▸ **SHORT EXERCISE**:
Find all lines in the listing that include the word "this", then copy them.

▸ **DATA LISTING**:
☆ ☆ ☆ ☆ ☆ ☆ ☆

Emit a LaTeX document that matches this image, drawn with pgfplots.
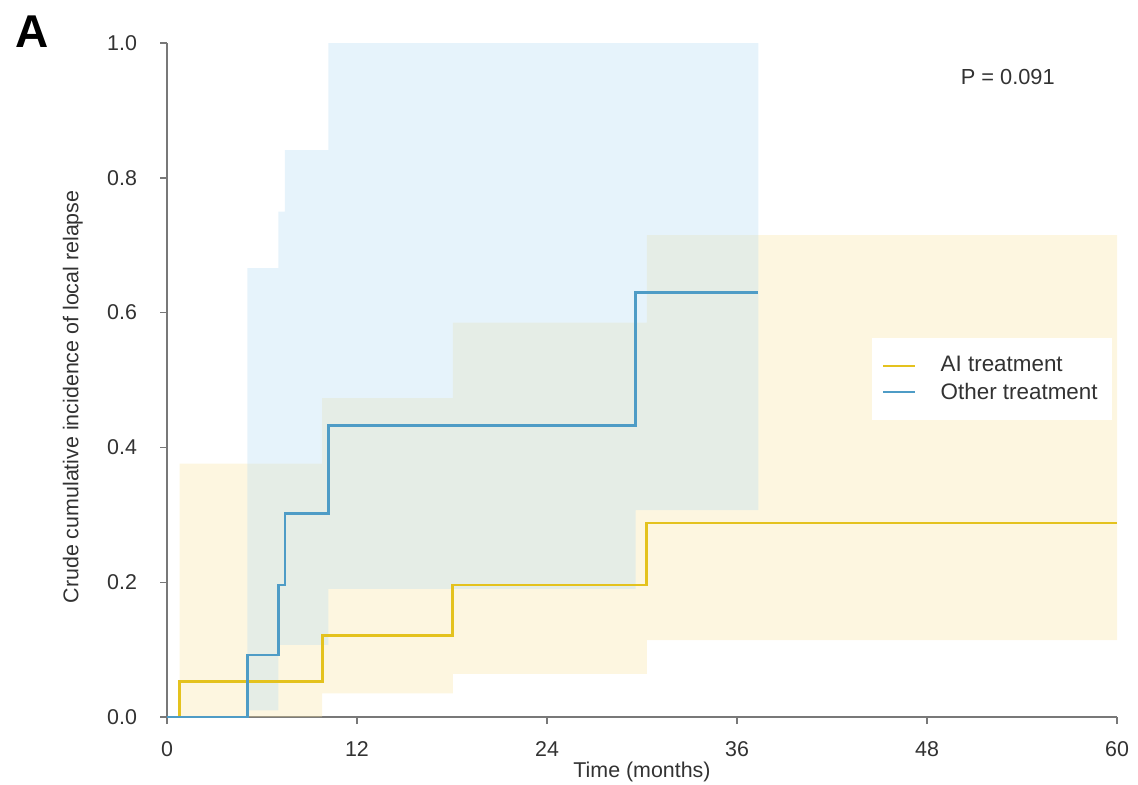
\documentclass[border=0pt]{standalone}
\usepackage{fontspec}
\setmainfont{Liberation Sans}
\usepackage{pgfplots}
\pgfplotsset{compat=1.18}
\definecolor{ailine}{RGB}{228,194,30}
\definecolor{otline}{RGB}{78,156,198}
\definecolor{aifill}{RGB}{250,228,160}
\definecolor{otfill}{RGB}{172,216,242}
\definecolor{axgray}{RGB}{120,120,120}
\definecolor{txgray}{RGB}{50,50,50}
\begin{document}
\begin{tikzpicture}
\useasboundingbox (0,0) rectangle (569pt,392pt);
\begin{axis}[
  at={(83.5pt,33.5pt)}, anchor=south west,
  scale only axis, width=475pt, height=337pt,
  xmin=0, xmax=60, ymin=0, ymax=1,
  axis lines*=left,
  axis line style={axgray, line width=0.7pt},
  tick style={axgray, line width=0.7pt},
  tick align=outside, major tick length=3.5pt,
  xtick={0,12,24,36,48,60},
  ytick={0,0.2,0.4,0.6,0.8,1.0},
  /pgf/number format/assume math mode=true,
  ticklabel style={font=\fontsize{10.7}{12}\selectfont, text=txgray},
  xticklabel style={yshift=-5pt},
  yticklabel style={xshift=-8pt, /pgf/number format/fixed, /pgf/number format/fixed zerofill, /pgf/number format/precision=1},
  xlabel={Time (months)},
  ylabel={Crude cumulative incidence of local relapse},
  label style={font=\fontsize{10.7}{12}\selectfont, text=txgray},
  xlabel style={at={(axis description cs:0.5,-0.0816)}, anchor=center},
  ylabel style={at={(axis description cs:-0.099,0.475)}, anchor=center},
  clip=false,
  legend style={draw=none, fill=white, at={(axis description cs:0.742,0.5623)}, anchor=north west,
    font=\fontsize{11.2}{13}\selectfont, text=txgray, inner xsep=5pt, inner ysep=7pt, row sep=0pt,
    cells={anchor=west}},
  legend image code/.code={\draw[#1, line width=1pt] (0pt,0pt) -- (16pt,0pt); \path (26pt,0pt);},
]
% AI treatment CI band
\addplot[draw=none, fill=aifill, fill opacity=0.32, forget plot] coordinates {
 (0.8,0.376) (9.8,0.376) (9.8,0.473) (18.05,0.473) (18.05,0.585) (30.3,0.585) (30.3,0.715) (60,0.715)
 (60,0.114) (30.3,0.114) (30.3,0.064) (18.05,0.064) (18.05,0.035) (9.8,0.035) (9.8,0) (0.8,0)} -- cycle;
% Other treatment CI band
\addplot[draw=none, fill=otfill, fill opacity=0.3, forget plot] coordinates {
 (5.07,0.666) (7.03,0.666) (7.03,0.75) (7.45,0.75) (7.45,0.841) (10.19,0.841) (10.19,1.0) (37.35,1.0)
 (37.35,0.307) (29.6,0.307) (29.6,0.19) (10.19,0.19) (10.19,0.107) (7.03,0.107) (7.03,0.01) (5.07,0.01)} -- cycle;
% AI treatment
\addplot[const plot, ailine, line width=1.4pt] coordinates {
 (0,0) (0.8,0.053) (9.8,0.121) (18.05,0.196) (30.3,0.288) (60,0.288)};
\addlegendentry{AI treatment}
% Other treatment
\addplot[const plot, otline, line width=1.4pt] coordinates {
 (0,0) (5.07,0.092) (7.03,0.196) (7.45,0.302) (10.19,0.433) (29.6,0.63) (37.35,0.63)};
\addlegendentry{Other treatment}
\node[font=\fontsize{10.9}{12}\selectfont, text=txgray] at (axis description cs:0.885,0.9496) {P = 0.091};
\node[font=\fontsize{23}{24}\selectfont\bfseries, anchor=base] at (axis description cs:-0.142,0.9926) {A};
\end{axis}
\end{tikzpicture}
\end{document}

☆ ☆ ☆ ☆ ☆ ☆ ☆

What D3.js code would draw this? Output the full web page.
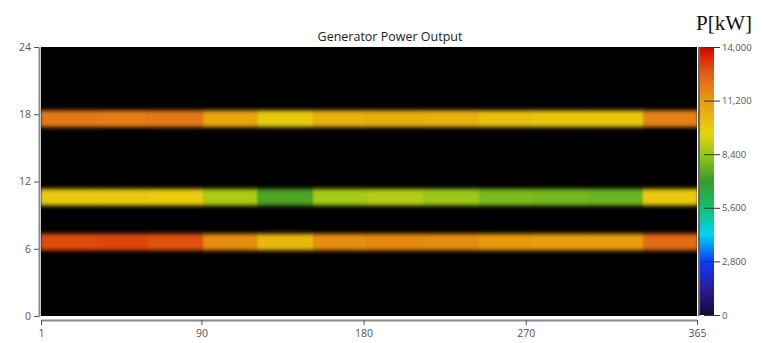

☆ ☆ ☆ ☆ ☆ ☆ ☆

▸ **ANSWER FOR THE TASK**:
Emit a LaTeX document that matches this image, drawn with pgfplots.
What D3.js code would draw this? Output the full web page.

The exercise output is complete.